TL;DR: what we covered in this post
We covered:
How to write a document processing pipeline in Hamilton and run it locally.
Showed a few choices (Ray, Dask, PySpark) as options to take the code you wrote and scale it for production. Because this is so easy to do, this will shrink the time it takes to go from development to production! See the example code here or use it in three lines of code from the hub to pull the code and get started.
Gave pointers for likely next steps to complete the RAG picture.

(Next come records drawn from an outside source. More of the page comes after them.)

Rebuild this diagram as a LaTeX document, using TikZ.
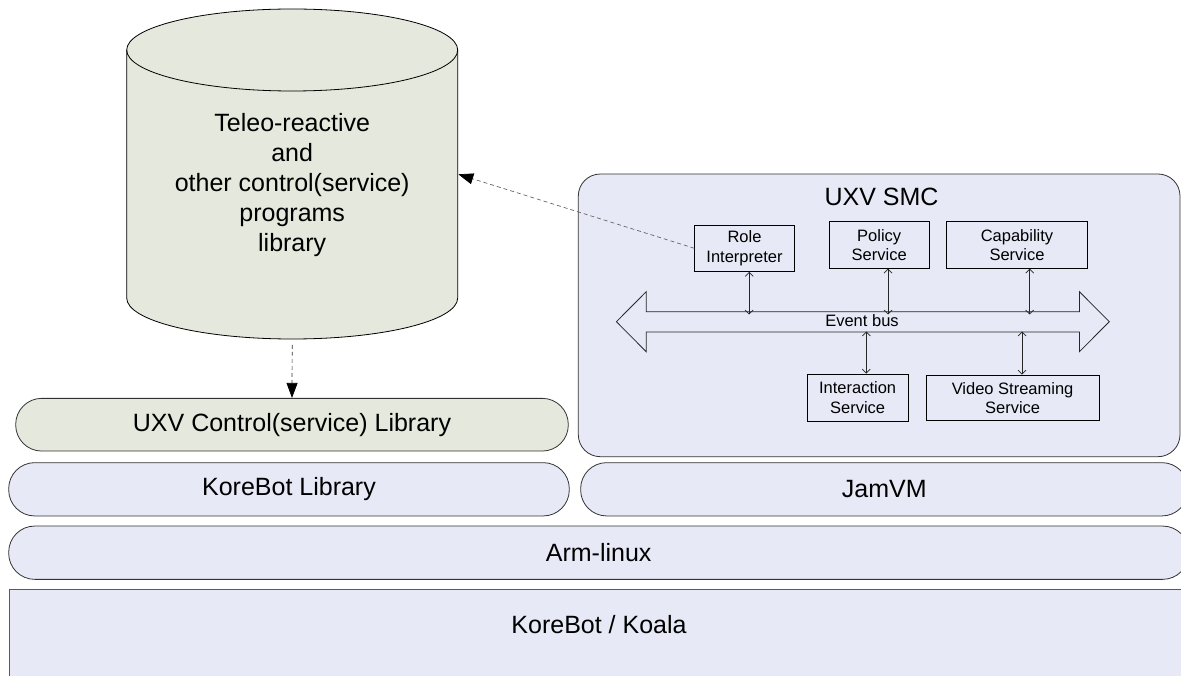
\documentclass[tikz,border=0pt]{standalone}
\usepackage{fontspec}
\setmainfont{Liberation Sans}
\usetikzlibrary{arrows.meta}
\definecolor{sage}{HTML}{E5E8DC}
\definecolor{lav}{HTML}{E7EAF6}

\begin{document}
\begin{tikzpicture}[x=1pt,y=-1pt,
  layer/.style={draw=black!80, line width=0.8pt, rounded corners=26pt, fill=lav,
    font=\fontsize{25}{30}\selectfont, inner sep=0pt},
  svc/.style={draw=black, line width=0.8pt, fill=lav, font=\fontsize{16.5}{19.5}\selectfont,
    align=center, inner sep=0pt, minimum height=46.5pt},
  bidir/.style={{Straight Barb[length=4pt,width=8pt]}-{Straight Barb[length=4pt,width=8pt]},
    line width=0.7pt, draw=black!85},
  depend/.style={dash pattern=on 4pt off 3pt, line width=0.7pt,
    -{Triangle[length=15pt,width=11pt,color=black,fill=black]}}
]
\useasboundingbox (0,0) rectangle (1181,676);
\clip (0,0) rectangle (1181,676);

% hardware base
\path[draw=black!65, line width=0.8pt, fill=lav] (9,589.3) rectangle (1195,700);
\node[font=\fontsize{25}{30}\selectfont] (koala) at (599,625) {KoreBot / Koala};

% software layers
\node[layer, minimum width=1180pt, minimum height=53.3pt] (arm) at (598.7,552.7) {Arm-linux};
\node[layer, minimum width=560.6pt, minimum height=53.3pt] (kbl) at (289,489.3) {KoreBot Library};
\node[layer, minimum width=607.3pt, minimum height=53.3pt] (jam) at (884.3,489.3) {JamVM};
\node[layer, fill=sage, minimum width=552.6pt, minimum height=52.7pt] (ctl) at (292,424.7)
  {UXV Control(service) Library};

% program library (cylinder)
\path[draw=black, line width=0.8pt, fill=sage]
  (126.7,50) -- (126.7,298)
  arc[start angle=180, end angle=0, x radius=165.5, y radius=41]
  -- (457.7,50)
  arc[start angle=0, end angle=-180, x radius=165.5, y radius=41] -- cycle;
\draw[line width=0.8pt] (126.7,50) arc[start angle=180, end angle=0, x radius=165.5, y radius=41];
\node[align=center, font=\fontsize{25}{30}\selectfont] (lib) at (292.2,185)
  {Teleo-reactive\\and\\other control(service)\\programs\\library};
\coordinate (libE) at (458.3,174.3);
\coordinate (libS) at (292.2,339.3);

% service management component
\node[draw=black!80, line width=0.8pt, fill=lav, rounded corners=22pt,
  minimum width=601.7pt, minimum height=282.7pt] (smc) at (879.15,315.35) {};
\node[font=\fontsize{25}{30}\selectfont] (smctitle) at (881.5,196.7) {UXV SMC};

% event bus
\path[draw=black!85, line width=0.8pt]
  (616.4,321.7) -- (646.2,291.7) -- (646.2,311.7) -- (1079.4,311.7) -- (1079.4,291.7)
  -- (1109.3,321.7) -- (1079.4,351.7) -- (1079.4,332) -- (646.2,332) -- (646.2,351.7) -- cycle;
\node[font=\fontsize{16.5}{19.5}\selectfont] (bus) at (862,320.7) {Event bus};
\coordinate (busT) at (0,314.5);
\coordinate (busB) at (0,331.5);

% services
\node[svc, minimum width=99.5pt] (role) at (744.5,248.3) {Role\\Interpreter};
\node[svc, minimum width=100.4pt] (policy) at (879.2,245) {Policy\\Service};
\node[svc, minimum width=141.6pt] (cap) at (1017,245) {Capability\\Service};
\node[svc, minimum width=100.7pt, minimum height=47.3pt] (inter) at (857.6,397.7) {Interaction\\Service};
\node[svc, minimum width=172.7pt, minimum height=45.7pt] (video) at (1012.6,397.9) {Video Streaming\\Service};

% bus connections
\draw[bidir] ([xshift=4.7pt]role.south) -- ([xshift=4.7pt]role.south |- busT);
\draw[bidir] ([xshift=8.8pt]policy.south) -- ([xshift=8.8pt]policy.south |- busT);
\draw[bidir] ([xshift=12.7pt]cap.south) -- ([xshift=12.7pt]cap.south |- busT);
\draw[bidir] ([xshift=8.7pt]inter.north |- busB) -- ([xshift=8.7pt]inter.north);
\draw[bidir] ([xshift=9.4pt]video.north |- busB) -- ([xshift=9.4pt]video.north);

% dependencies
\draw[depend, draw=black!60] (role.west) -- (libE);
\draw[depend, draw=black!80, shorten <=5.5pt] (libS) -- (ctl.north);
\end{tikzpicture}
\end{document}
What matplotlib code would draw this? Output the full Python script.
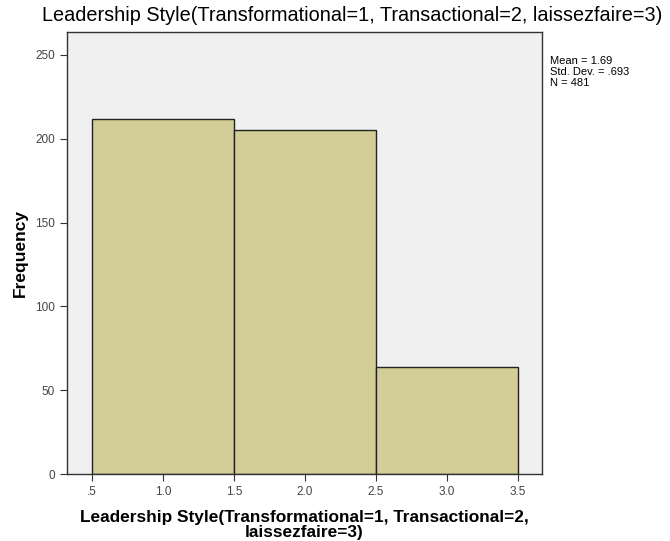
import matplotlib
matplotlib.use("Agg")
import matplotlib.pyplot as plt

plt.rcParams["font.family"] = ["Liberation Sans", "DejaVu Sans"]

# Histogram data (SPSS output)
bin_centers = [1.0, 2.0, 3.0]
counts = [212, 205, 64]
x_ticks = [0.5, 1.0, 1.5, 2.0, 2.5, 3.0, 3.5]
x_tick_labels = [".5", "1.0", "1.5", "2.0", "2.5", "3.0", "3.5"]
y_ticks = [0, 50, 100, 150, 200, 250]
stats_text = "Mean = 1.69\nStd. Dev. = .693\nN = 481"
title = "Leadership Style(Transformational=1, Transactional=2, laissezfaire=3)"
x_label = "Leadership Style(Transformational=1, Transactional=2,\nlaissezfaire=3)"

fig = plt.figure(figsize=(6.7, 5.41), dpi=100)
ax = fig.add_axes([0.1, 0.1238, 0.709, 0.8171])
ax.set_facecolor("#f0f0f0")

ax.bar(bin_centers, counts, width=1.0, color="#d3ce97", edgecolor="#222222", linewidth=1.0)

ax.set_xlim(0.324, 3.669)
ax.set_ylim(0, 263.7)
ax.set_xticks(x_ticks)
ax.set_xticklabels(x_tick_labels)
ax.set_yticks(y_ticks)
ax.tick_params(axis="both", direction="out", length=5, width=0.8, labelsize=8.5,
               colors="#333333", labelcolor="#444444")
for s in ax.spines.values():
    s.set_color("#333333")
    s.set_linewidth(1.0)

fig.text(0.525, 0.972, title, fontsize=14.3, ha="center", va="center")
ax.set_xlabel(x_label, fontsize=12.4, fontweight="bold", labelpad=9, linespacing=1.0)
ax.set_ylabel("Frequency", fontsize=12.5, fontweight="bold", va="center")
ax.yaxis.set_label_coords(-0.099, 0.5)

fig.text(0.821, 0.897, stats_text, fontsize=8, va="top", ha="left", linespacing=1.12)

fig.savefig("out.png", dpi=100)
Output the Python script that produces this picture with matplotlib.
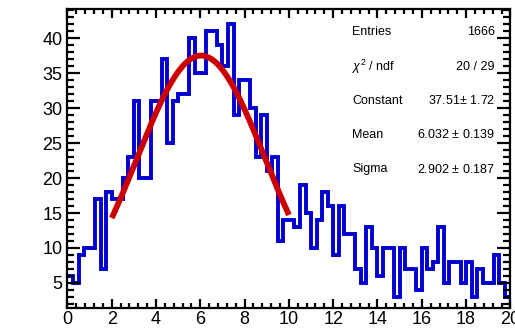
import numpy as np
import matplotlib
matplotlib.use("Agg")
import matplotlib.pyplot as plt
from matplotlib.ticker import MultipleLocator

# bin contents, 80 bins of 0.25 from 0 to 20
counts = [6, 5, 9, 10, 10, 17, 7, 18, 17, 17,
          20, 23, 31, 20, 20, 31, 31, 37, 25, 31,
          32, 32, 40, 35, 35, 41, 41, 39, 36, 42,
          29, 34, 34, 30, 23, 29, 21, 23, 11, 14,
          14, 13, 19, 15, 10, 14, 18, 16, 9, 16,
          12, 12, 7, 5, 13, 10, 6, 10, 10, 3,
          10, 7, 7, 4, 10, 7, 8, 13, 5, 8,
          8, 5, 8, 3, 7, 5, 5, 9, 5, 3]
x_lo, x_hi = 0, 20

# gaus fit parameters
fit_const = 37.51
fit_mean = 6.032
fit_sigma = 2.902
fit_range = (2, 10)

stat_names = ["Entries", r"$\chi^2$ / ndf", "Constant", "Mean", "Sigma"]
stat_values = ["1666", "20 / 29", "37.51$\\pm$ 1.72", "6.032 $\\pm$ 0.139", "2.902 $\\pm$ 0.187"]

plt.rcParams['font.family'] = ['Liberation Sans', 'DejaVu Sans']
plt.rcParams['mathtext.fontset'] = 'custom'
plt.rcParams['mathtext.rm'] = 'Liberation Sans'
plt.rcParams['mathtext.it'] = 'Liberation Sans:italic'

fig = plt.figure(figsize=(5.15, 3.28), dpi=100)
ax = fig.add_axes([0.131, 0.061, 0.860, 0.912])

edges = np.linspace(x_lo, x_hi, len(counts) + 1)
ax.stairs(counts, edges, color="#0000d0", linewidth=2.8, baseline=None)

xf = np.linspace(fit_range[0], fit_range[1], 200)
yf = fit_const * np.exp(-0.5 * ((xf - fit_mean) / fit_sigma) ** 2)
ax.plot(xf, yf, color="#cc0000", linewidth=4.2, solid_capstyle="butt")

ax.set_xlim(x_lo, x_hi)
ax.set_ylim(1.42, 44.2)

ax.xaxis.set_major_locator(MultipleLocator(2))
ax.xaxis.set_minor_locator(MultipleLocator(0.4))
ax.yaxis.set_major_locator(MultipleLocator(5))
ax.yaxis.set_minor_locator(MultipleLocator(1))

ax.tick_params(which="both", direction="in", top=True, right=True, width=1.6, labelsize=13)
ax.tick_params(axis="x", which="major", length=6.5, pad=2)
ax.tick_params(axis="x", which="minor", length=3.3)
ax.tick_params(axis="y", which="major", length=9.5, pad=3.5)
ax.tick_params(axis="y", which="minor", length=4.8)
for s in ax.spines.values():
    s.set_linewidth(1.6)

# stats box (no border)
ys = [0.922, 0.807, 0.693, 0.579, 0.464]
for name, val, y in zip(stat_names, stat_values, ys):
    ax.text(0.643, y, name, transform=ax.transAxes, fontsize=9, va="center", ha="left")
    ax.text(0.965, y, val, transform=ax.transAxes, fontsize=9, va="center", ha="right")

fig.savefig("out.png", dpi=100)
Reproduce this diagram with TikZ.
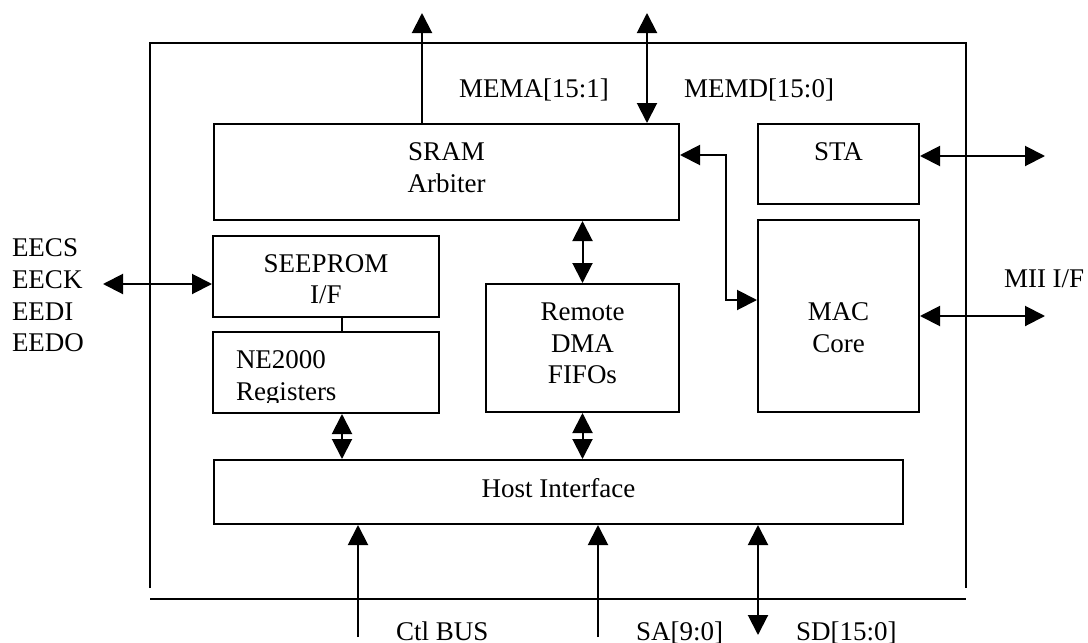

E.g. adding embeddings, pushing to a vector store, links for observability where you can build your own tools, or use DAGWorks for off-the-shelf insights - sign up for free to check it out here.
For me, the bigger picture is, that we showed with Hamilton that you can write simple python functions and then easily scale the code for production purposes. If you have an existing RAG pipeline, we’d love your thoughts and comparisons; with Hamilton your code is always unit testable and documentation friendly, and with the visualization can easily provide a clear sense of provenance for your pipeline. How does yours compare? 😎
FAQ
Q: How does Hamilton compare to other workflow/pipeline tools like Prefect, Airflow, etc?
A: Hamilton is just a library that is designed specifically for building modular, testable data transformation pipelines using plain Python functions. It standardizes how you write data processing code by having you define transformations as functions. This makes the code easier to develop, test, and reason about compared to tools that use configuration files or higher-level abstractions. Tools like Prefect and Airflow are heavy weight systems that handle scheduling and provisioning of resources. You wouldn’t replace them with Hamilton, but Hamilton will happily run inside of them!
Q: Can I use Hamilton for just part of my pipeline rather than the full ingestion process?
A: Yes, absolutely. Hamilton allows you to break down your pipeline into reusable, modular pieces of code. You can use Hamilton for just the document chunking part, just the embedding generation, or any other subset of functionality within the overall ingestion pipeline.
Q: How does Hamilton handle failures and retries?
A: Hamilton itself does not have built-in retry or failure handling mechanisms. However, since the code is just Python functions, you can implement your own robust error handling and retries based on your specific requirements within each function.
Q: Does Hamilton support incremental processing of new/updated documents?
A: Incremental processing is not a core Hamilton feature, but it can be implemented within your pipeline code. For example, you could check metadata like file hashes to determine if a document needs to be re-processed before ingesting it.
Q: How does Hamilton's performance compare to other solutions?
A: Hamilton is designed to make it easy to scale your pipelines across multithreading, Ray, Dask, Spark and other parallel execution engines. Compared to monolithic pipelines, Hamilton's modular approach can make it easier to identify and parallelize the most expensive steps of your workload.
Q: What are the main benefits of using Hamilton over rolling my own custom framework code?
A: The primary benefits are that you don’t have to maintain a custom bespoke framework. Hamilton has a lot of people using it and is battle tested. Hamilton has specific design goals that result in increased modularity, testability, and the ability to easily scale across different parallel execution engines while writing lightweight, standardized Python functions. Hamilton also provides utilities for visualizing and reporting on pipelines that you don’t need to build yourself.